__Your instructions__
Set the lines down again exactly, first line through the line that contains "width=0.63, saturation=1, ax=ax)", with no pictures.

#### Stored data ####

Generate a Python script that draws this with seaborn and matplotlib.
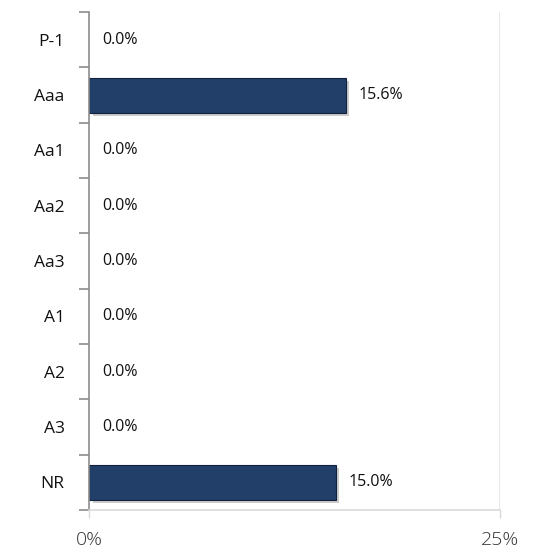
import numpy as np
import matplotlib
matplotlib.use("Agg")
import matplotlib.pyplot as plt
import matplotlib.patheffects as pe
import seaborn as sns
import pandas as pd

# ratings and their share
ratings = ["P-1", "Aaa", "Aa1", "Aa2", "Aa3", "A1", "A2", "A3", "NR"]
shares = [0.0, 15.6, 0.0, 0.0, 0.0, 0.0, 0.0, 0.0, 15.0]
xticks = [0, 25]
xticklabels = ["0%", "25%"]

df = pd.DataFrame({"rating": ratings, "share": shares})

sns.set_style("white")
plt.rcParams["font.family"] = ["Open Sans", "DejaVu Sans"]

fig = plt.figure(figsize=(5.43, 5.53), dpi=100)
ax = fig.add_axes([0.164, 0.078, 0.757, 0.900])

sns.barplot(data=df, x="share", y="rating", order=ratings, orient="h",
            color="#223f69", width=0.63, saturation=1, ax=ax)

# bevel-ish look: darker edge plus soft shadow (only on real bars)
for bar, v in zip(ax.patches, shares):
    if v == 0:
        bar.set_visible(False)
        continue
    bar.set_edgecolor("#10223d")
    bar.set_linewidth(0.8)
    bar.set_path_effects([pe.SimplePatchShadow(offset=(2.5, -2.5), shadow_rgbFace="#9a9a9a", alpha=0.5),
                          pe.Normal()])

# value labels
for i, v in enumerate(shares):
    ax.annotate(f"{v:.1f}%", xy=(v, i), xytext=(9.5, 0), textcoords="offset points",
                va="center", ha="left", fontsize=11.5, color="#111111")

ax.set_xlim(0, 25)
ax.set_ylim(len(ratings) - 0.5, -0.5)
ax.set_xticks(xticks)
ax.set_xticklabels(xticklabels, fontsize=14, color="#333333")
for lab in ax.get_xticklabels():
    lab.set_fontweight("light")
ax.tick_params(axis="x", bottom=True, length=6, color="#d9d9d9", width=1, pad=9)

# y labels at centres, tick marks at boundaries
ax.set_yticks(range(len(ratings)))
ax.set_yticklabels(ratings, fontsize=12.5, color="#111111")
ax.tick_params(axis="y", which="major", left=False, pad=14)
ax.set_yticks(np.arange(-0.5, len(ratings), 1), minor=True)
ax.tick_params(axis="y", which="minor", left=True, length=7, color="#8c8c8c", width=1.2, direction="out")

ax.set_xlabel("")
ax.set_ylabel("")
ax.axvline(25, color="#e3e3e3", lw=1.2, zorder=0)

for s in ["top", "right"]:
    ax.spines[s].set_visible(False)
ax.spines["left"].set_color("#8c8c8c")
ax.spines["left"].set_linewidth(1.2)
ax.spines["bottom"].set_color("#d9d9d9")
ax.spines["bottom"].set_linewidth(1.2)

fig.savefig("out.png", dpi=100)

####

__Task answer__
Generate a Python script that draws this with seaborn and matplotlib.
import numpy as np
import matplotlib
matplotlib.use("Agg")
import matplotlib.pyplot as plt
import matplotlib.patheffects as pe
import seaborn as sns
import pandas as pd

# ratings and their share
ratings = ["P-1", "Aaa", "Aa1", "Aa2", "Aa3", "A1", "A2", "A3", "NR"]
shares = [0.0, 15.6, 0.0, 0.0, 0.0, 0.0, 0.0, 0.0, 15.0]
xticks = [0, 25]
xticklabels = ["0%", "25%"]

df = pd.DataFrame({"rating": ratings, "share": shares})

sns.set_style("white")
plt.rcParams["font.family"] = ["Open Sans", "DejaVu Sans"]

fig = plt.figure(figsize=(5.43, 5.53), dpi=100)
ax = fig.add_axes([0.164, 0.078, 0.757, 0.900])

sns.barplot(data=df, x="share", y="rating", order=ratings, orient="h",
            color="#223f69", width=0.63, saturation=1, ax=ax)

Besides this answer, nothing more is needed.